Illinois is nearing 2,000 coronavirus deaths at long-term care facilities as new, confirmed cases continue to roll in at hundreds of nursing homes impacted by the COVID-19 pandemic.
State totals now stand at 1,975 deaths and 13,218 confirmed cases in nursing homes, according to a count by the Chicago Sun-Times. Long-term care facilities account for 48.7% of all coronavirus deaths in Illinois, records show.
The state’s long-term care facilities reported 455 new deaths and 2,405 new cases this week, according to data released Friday by state health officials.
New deaths were reported at 180 facilities this week, and 259 homes said they had at least one new confirmed case.
A total of 86 homes have seen double-digit deaths tallies, up from 50 last week. There are now 27 facilities reporting at least 100 confirmed cases.
The Meadowbrook Manor of Bolingbrook and the Center Home for Hispanic Elderly in Humboldt Park are reporting the most coronavirus deaths of any facility in the state; both have 26. Glenview Terrace and Symphony of Joliet have 25 deaths each.
As was the case last week, Ludeman Developmental Center in Park Forest is reporting the most cases in the state with 268 confirmed positives and six deaths.
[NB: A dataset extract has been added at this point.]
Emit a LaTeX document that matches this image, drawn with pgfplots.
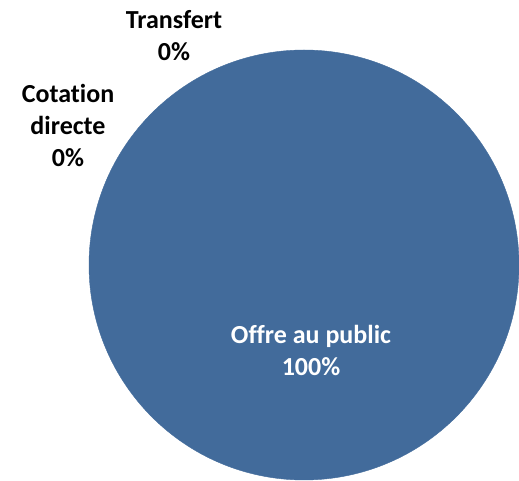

But that facility also has no new deaths this week and only three new cases.
In some cases, however, nursing homes took deaths and cases out of their count since last week. State officials have said adjustments can be made as deaths are investigated, and there could be mix-ups as the data passes from homes reporting to their local health departments, which then report to the state.
Seven facilities reported at least one fewer death than last week, amounting to 10 deaths taken out of the total count. Another combined 65 homes took a total of 444 cases off the board.
One home, Sheltered Village in Woodstock, reported 80 fewer total cases than last week, according to state data. Administrators at that facility weren’t available to clarify the data Friday evening.
Asked about lags and changes in reported deaths at his press briefing Friday, Gov. J.B. Pritzker said health officials regularly examine the data for errors or duplicates.
“Sometimes there could be a misspelled name, and maybe another report had a different name and so you would maybe count them twice and then after further review, you can see no, in fact, these are the same individuals,” Pritzker said. “So, again, there is some time that’s needed to re-look at the data to make sure that there aren’t errors.”